Simbol pertolongan (Nasr) dan kemenangan (Fath) sebagai inti pesan Surat An-Nasr.

Membedah Makna Kata per Kata dalam Ayat Pembuka

Untuk memahami kedalaman ayat pertama Surat An-Nasr, kita perlu menyelami makna setiap kata yang dipilih oleh Allah SWT. Setiap lafal memiliki bobot dan nuansa tersendiri yang membentuk sebuah pesan yang utuh dan kuat.

إِذَا (Idzaa) - Kepastian yang Akan Tiba

Kata pertama adalah إِذَا (Idzaa), yang umumnya diterjemahkan sebagai "apabila" atau "ketika". Namun, dalam tata bahasa Arab, 'Idzaa' memiliki makna yang lebih kuat daripada sekadar kata penghubung bersyarat seperti 'In' (jika). 'Idzaa' digunakan untuk menunjukkan sebuah peristiwa di masa depan yang kedatangannya adalah sebuah kepastian mutlak.

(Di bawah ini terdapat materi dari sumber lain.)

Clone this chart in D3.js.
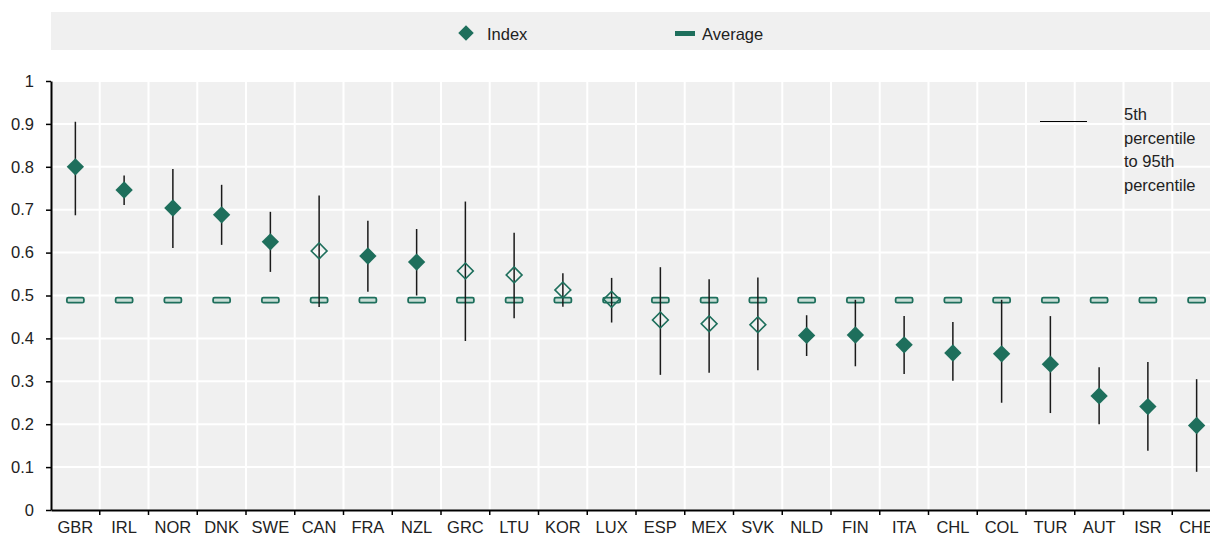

Penggunaannya menyiratkan bahwa peristiwa yang akan disebutkan setelahnya—yaitu datangnya pertolongan Allah dan kemenangan—bukanlah sebuah kemungkinan, melainkan sebuah janji pasti yang akan terwujud. Ini memberikan ketenangan dan optimisme kepada kaum muslimin pada saat itu, bahwa janji Allah tidak akan pernah diingkari.

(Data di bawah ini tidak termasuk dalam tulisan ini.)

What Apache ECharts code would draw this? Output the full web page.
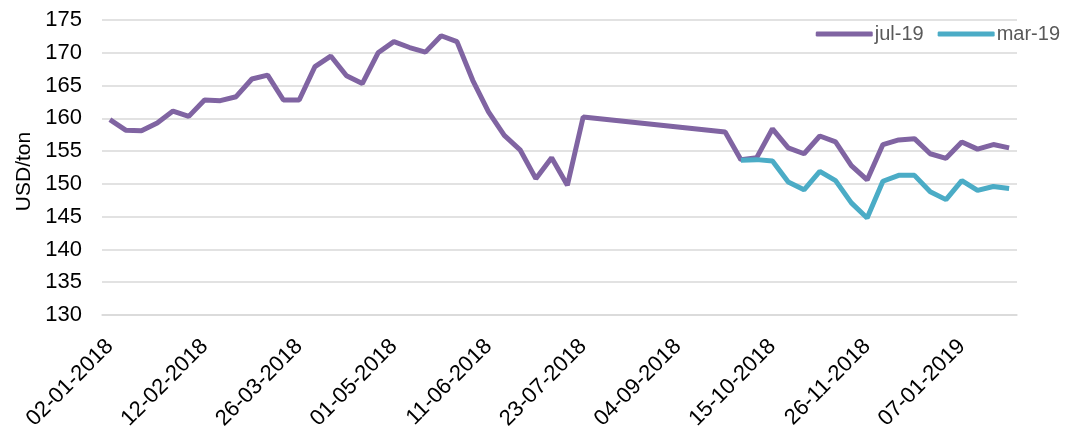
<!DOCTYPE html>
<html>
<head>
<meta charset="utf-8">
<script src="https://cdn.jsdelivr.net/npm/echarts@6/dist/echarts.min.js"></script>
<style>
  html, body { margin: 0; padding: 0; background: #fff; }
  #main { width: 1069px; height: 437px; }
</style>
</head>
<body>
<div id="main"></div>
<script>
// weekly dates, every 6th one is labelled
var dates = [
  '02-01-2018','08-01-2018','15-01-2018','22-01-2018','29-01-2018','05-02-2018',
  '12-02-2018','19-02-2018','26-02-2018','05-03-2018','12-03-2018','19-03-2018',
  '26-03-2018','29-03-2018','03-04-2018','09-04-2018','16-04-2018','23-04-2018',
  '01-05-2018','07-05-2018','14-05-2018','21-05-2018','28-05-2018','04-06-2018',
  '11-06-2018','18-06-2018','25-06-2018','02-07-2018','09-07-2018','16-07-2018',
  '23-07-2018','30-07-2018','06-08-2018','13-08-2018','20-08-2018','27-08-2018',
  '04-09-2018','10-09-2018','17-09-2018','24-09-2018','01-10-2018','08-10-2018',
  '15-10-2018','22-10-2018','29-10-2018','05-11-2018','12-11-2018','19-11-2018',
  '26-11-2018','03-12-2018','10-12-2018','17-12-2018','24-12-2018','31-12-2018',
  '07-01-2019','14-01-2019','21-01-2019','28-01-2019'
];

// jul-19 contract (gap between late July and late September)
var jul19 = [
  159.8, 158.2, 158.1, 159.3, 161.1, 160.3,
  162.8, 162.7, 163.3, 166.0, 166.6, 162.8,
  162.8, 167.9, 169.5, 166.5, 165.3, 170.0,
  171.7, 170.8, 170.1, 172.6, 171.7, 165.8,
  161.0, 157.4, 155.2, 150.8, 154.0, 149.8,
  160.2, null, null, null, null, null,
  null, null, null, 157.9, 153.7, 154.0,
  158.4, 155.5, 154.6, 157.3, 156.4, 152.8,
  150.6, 156.0, 156.7, 156.9, 154.6, 153.9,
  156.4, 155.3, 156.0, 155.5
];

// mar-19 contract, starts in October
var mar19 = [
  null, null, null, null, null, null,
  null, null, null, null, null, null,
  null, null, null, null, null, null,
  null, null, null, null, null, null,
  null, null, null, null, null, null,
  null, null, null, null, null, null,
  null, null, null, null, 153.6, 153.7,
  153.5, 150.3, 149.1, 151.9, 150.5, 147.1,
  144.8, 150.4, 151.3, 151.3, 148.8, 147.6,
  150.5, 149.0, 149.6, 149.3
];

var chart = echarts.init(document.getElementById('main'));

var font = 'Liberation Sans, Arial, sans-serif';

chart.setOption({
  animation: false,
  grid: { left: 102, right: 52, top: 20, bottom: 122 },
  legend: {
    top: 19,
    right: 4,
    icon: 'roundRect',
    itemWidth: 57,
    itemHeight: 5,
    itemGap: 14,
    textStyle: { fontFamily: font, fontSize: 20, color: '#595959', padding: [0, 0, 0, -3] },
    data: ['jul-19', 'mar-19']
  },
  xAxis: {
    type: 'category',
    data: dates,
    boundaryGap: true,
    axisLine: { show: true, lineStyle: { color: '#d9d9d9', width: 1.5 } },
    axisTick: { show: false },
    axisLabel: {
      interval: 5,
      rotate: 45,
      margin: 28,
      fontFamily: font,
      fontSize: 22,
      color: '#000'
    }
  },
  yAxis: {
    type: 'value',
    min: 130,
    max: 175,
    interval: 5,
    name: 'USD/ton',
    nameLocation: 'middle',
    nameGap: 66,
    nameTextStyle: { fontFamily: font, fontSize: 21, color: '#000', padding: [0, 0, 0, -8] },
    axisLine: { show: false },
    axisTick: { show: false },
    axisLabel: { fontFamily: font, fontSize: 22, color: '#000', margin: 20 },
    splitLine: { lineStyle: { color: '#d9d9d9', width: 1.5 } }
  },
  series: [
    {
      name: 'jul-19',
      type: 'line',
      data: jul19,
      connectNulls: true,
      symbol: 'none',
      itemStyle: { color: '#8064a2' },
      lineStyle: { color: '#8064a2', width: 5 }
    },
    {
      name: 'mar-19',
      type: 'line',
      data: mar19,
      connectNulls: true,
      symbol: 'none',
      itemStyle: { color: '#4bacc6' },
      lineStyle: { color: '#4bacc6', width: 5 }
    }
  ]
});
</script>
</body>
</html>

جَاءَ (Jaa-a) - Sebuah Kedatangan yang Agung

Kata kedua adalah جَاءَ (Jaa-a), yang berarti "telah datang". Penggunaan bentuk kata kerja lampau (fi'il madhi) setelah 'Idzaa' yang merujuk ke masa depan adalah sebuah gaya bahasa Al-Qur'an yang sangat indah. Ini disebut sebagai isti'mal al-madhi fi mustaqbal. Tujuannya adalah untuk lebih menekankan kepastian peristiwa tersebut. Seolah-olah kemenangan itu sudah terjadi saking pastinya akan datang. Kata 'Jaa-a' juga memberikan kesan sebuah kedatangan yang besar, signifikan, dan membawa perubahan, bukan sekadar 'ataa' yang bisa berarti datang secara biasa.

نَصْرُ اللَّهِ (Nashrullah) - Pertolongan yang Bersumber dari Allah

Frasa ini adalah inti dari surat ini. نَصْرُ (Nashru) berarti pertolongan atau kemenangan. Namun, ketika disandarkan kepada lafadz اللَّهِ (Allah), maknanya menjadi jauh lebih dalam. 'Nashrullah' bukanlah pertolongan biasa. Ia adalah pertolongan ilahiah yang datang langsung dari sumber segala kekuatan. Ini menegaskan sebuah prinsip fundamental dalam akidah Islam: kemenangan sejati tidak berasal dari kekuatan militer, jumlah pasukan, strategi manusia, atau kecerdikan semata. Semua itu hanyalah sarana. Hakikat kemenangan dan pertolongan adalah murni anugerah dari Allah SWT. Penyebutan 'Nashrullah' secara eksplisit mengajarkan kaum muslimin untuk senantiasa menyandarkan harapan dan hasil usaha mereka hanya kepada Allah.

وَالْفَتْحُ (Wal-Fathu) - Kemenangan yang Membuka Gerbang Kebaikan

Kata terakhir dalam ayat pertama adalah وَالْفَتْحُ (Wal-Fathu). 'Wa' adalah kata sambung yang berarti "dan". Sementara الْفَتْحُ (Al-Fathu) secara harfiah berarti "pembukaan". Dalam konteks ini, para ulama tafsir sepakat bahwa 'Al-Fath' secara spesifik merujuk pada peristiwa Fathu Makkah (Pembebasan Kota Makkah). Peristiwa ini bukan sekadar kemenangan militer, tetapi sebuah "pembukaan" besar. Ia membuka kota Makkah bagi Islam, membersihkan Ka'bah dari berhala, membuka hati penduduk Makkah untuk menerima kebenaran, dan membuka jalan bagi suku-suku Arab lainnya untuk memeluk Islam secara berbondong-bondong. Jadi, 'Al-Fath' adalah kemenangan yang bersifat transformatif, yang membawa dampak luas dan membuka era baru bagi dakwah Islam.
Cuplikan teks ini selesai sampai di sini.